I’m happy about the finishing. Still kind of #meh about the show, albeit determined to at least give the next season a try. I hated most of that Rose/Nine conversation on Satellite 5, but there were plenty of things I did appreciate. His crazy rambling on the TARDIS, for example. (Except for the part where he didn’t tell her what really happened. That irks me.)
In past episodes when I have complained about things I have had rather specific grievances – things that I think were genuinely badly done. Bits of those things were still present. This show seems to take such insane leaps and has, thus far, done very little to build a cohesive, consistent universe. It relies on big speeches to get points across that it doesn’t seem equipped to actually convey with actual story. The combination of shitty effects and aggressive speechifying and over-the-top contrivance just isn’t my jam. I think it’s because it straddles the line of being camp without actually committing to being camp, which I do love.
However, in spit of how much I totally could have done without a few key scenes in this episode, there was a lot that I liked, which I guess means that I think they’re getting better at the storytelling pieces. All the little moments with all the non-main characters were lovely and heartbreaking. And there was a bit of an, “Oh, you actually went there,” with ditching Jack. It was genuinely unexpected but also truly believable, which was another snaps-for-you touch.
I’m proceeding with caution. I think the show is better now than it was in the beginning. I’m finding my quest to like it more than I do a little exhausting, but, like I do want to love this show like everyone else does. And, you know, slow but steady march of progress and all that.
Mari: I try to remind myself that I was pretty much there when I finished my first watch of series one. I mean, not quite where Sweeney is because I loved these character way more. I also had some semblance of Snow life in that I didn’t know that this was Eccleston’s last episode and I was DEVASTATED. And confused. The point is that it gets lost in the YAY FEELINGS I have now, but I once struggled with plenty of the above as well.
I’ll say more about series 1 when we get to the episode rankings (basically: NINE ROOLZ, THESE PLOTS DROOL), but I just have to say that I love this episode. I have so many feelings for Nine, partially for reasons that are spoilery. If we just focus on this episode, though, it’s kind of depressing how he goes out. He’s determined to defeat the Daleks, keep Rose safe, keep Lynda safe and save humanity.

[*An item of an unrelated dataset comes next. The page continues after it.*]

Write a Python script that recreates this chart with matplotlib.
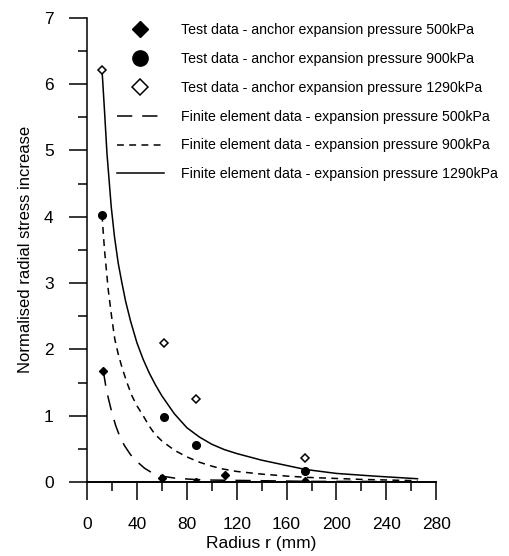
import matplotlib.pyplot as plt
from matplotlib.ticker import MultipleLocator

plt.rcParams['font.family'] = ['Liberation Sans', 'DejaVu Sans']

# test data (radius mm, normalised radial stress increase)
r_test_500 = [13, 60, 87, 111, 175]
s_test_500 = [1.68, 0.06, 0.0, 0.1, 0.02]
r_test_900 = [12, 62, 87, 175]
s_test_900 = [4.03, 0.98, 0.56, 0.17]
r_test_1290 = [12, 62, 87, 175]
s_test_1290 = [6.22, 2.10, 1.25, 0.36]

# finite element curves
r_fe_500 = [13, 15, 17, 20, 23, 26, 30, 35, 40, 46, 52, 60, 70, 85, 100, 140, 180, 220, 265]
s_fe_500 = [1.68, 1.45, 1.27, 1.04, 0.85, 0.7, 0.55, 0.41, 0.31, 0.21, 0.14, 0.09, 0.06,
            0.04, 0.03, 0.02, 0.01, 0.01, 0.0]
r_fe_900 = [12, 14, 17, 20, 22.3, 25, 28, 32, 36, 40, 45, 50, 54.5, 60, 70, 80, 90, 100,
            108, 120, 140, 160, 177, 220, 265]
s_fe_900 = [4.03, 3.5, 2.9, 2.45, 2.15, 1.93, 1.73, 1.5, 1.3, 1.15, 1.0, 0.84, 0.72, 0.62,
            0.48, 0.38, 0.3, 0.24, 0.2, 0.16, 0.12, 0.09, 0.07, 0.04, 0.02]
r_fe_1290 = [12, 14, 16, 19.4, 22, 25, 28, 31, 35, 40, 45, 50, 55, 60, 70, 80, 90, 100,
             110, 120, 140, 160, 175, 200, 230, 265]
s_fe_1290 = [6.22, 5.6, 4.95, 4.15, 3.7, 3.3, 3.0, 2.72, 2.42, 2.1, 1.85, 1.64, 1.46, 1.3,
             1.03, 0.82, 0.68, 0.57, 0.49, 0.43, 0.33, 0.25, 0.19, 0.13, 0.09, 0.05]

labels = [
    'Test data - anchor expansion pressure 500kPa',
    'Test data - anchor expansion pressure 900kPa',
    'Test data - anchor expansion pressure 1290kPa',
    'Finite element data - expansion pressure 500kPa',
    'Finite element data - expansion pressure 900kPa',
    'Finite element data - expansion pressure 1290kPa',
]

fig = plt.figure(figsize=(5.09, 5.56), dpi=100)
ax = fig.add_axes([0.171, 0.133, 0.686, 0.835])

h1, = ax.plot(r_test_500, s_test_500, 'D', color='black', markersize=4.2, zorder=4)
h2, = ax.plot(r_test_900, s_test_900, 'o', color='black', markersize=5.5, zorder=4)
h3, = ax.plot(r_test_1290, s_test_1290, 'D', color='black', markerfacecolor='white',
              markeredgewidth=1.1, markersize=3.6, zorder=4)
h4, = ax.plot(r_fe_500, s_fe_500, color='black', lw=1.1, dashes=(10, 6.5))
h5, = ax.plot(r_fe_900, s_fe_900, color='black', lw=1.1, dashes=(4.5, 3.5))
h6, = ax.plot(r_fe_1290, s_fe_1290, color='black', lw=1.1)

ax.set_xlim(0, 280)
ax.set_ylim(0, 7)
ax.spines['top'].set_visible(False)
ax.spines['right'].set_visible(False)
ax.spines['left'].set_linewidth(1.1)
ax.spines['bottom'].set_linewidth(1.4)

ax.xaxis.set_major_locator(MultipleLocator(40))
ax.xaxis.set_minor_locator(MultipleLocator(20))
ax.yaxis.set_major_locator(MultipleLocator(1))
ax.yaxis.set_minor_locator(MultipleLocator(0.5))
ax.tick_params(which='major', direction='out', length=13, width=1.1, labelsize=12.5, pad=11)
ax.tick_params(which='minor', direction='out', length=6.5, width=1.1)
ax.tick_params(axis='x', which='major', pad=12)

ax.set_xlabel('Radius r (mm)', fontsize=12.5, labelpad=3)
ax.set_ylabel('Normalised radial stress increase', fontsize=12, labelpad=8)

leg = ax.legend([h1, h2, h3, h4, h5, h6], labels, loc='upper left',
                bbox_to_anchor=(117 / 509, 1 - 23 / 556), bbox_transform=fig.transFigure,
                frameon=False, fontsize=10.2, markerscale=2.0, handlelength=3.3,
                handletextpad=1.25, labelspacing=1.05, borderpad=0, borderaxespad=0)
# open diamond in the legend is drawn a bit larger than in the plot
leg.legend_handles[2].set_markersize(8)

fig.savefig('out.png', dpi=100)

He basically does NONE OF THAT. Rose kills the Daleks, Rose comes back, Lynda dies and then, he’s done.
The Bad Wolf thing is pretty weak and serves as a plot point mostly if you are able to overlook to enjoy the character development and feelings.
I’m pretty excited to see how it goes in Season 2, which I remember only a little about. WEE.
K: Admittedly, I watched this episode in September so it’s been a while since I’ve had to think about it and it’s possible that I’m looking at this episode through the rose coloured glasses of hindsight. For me, it’s a fabulous mix of feels and OMG WTF and tying everything together. The first time I saw this, the Bad Wolf thing nearly blew my mind because I hadn’t noticed all the little hints throughout the season. This meant that rewatching the season was pretty fabulous, because I picked up on so much that I missed the first time around. I love Nine and his sassiness, but I’m thrilled that we’re about to hit season 2 (which is my favourite of ALL THE THINGS) and Ten, who is 1000000% my Doctor. Onwards, friends. Onwards.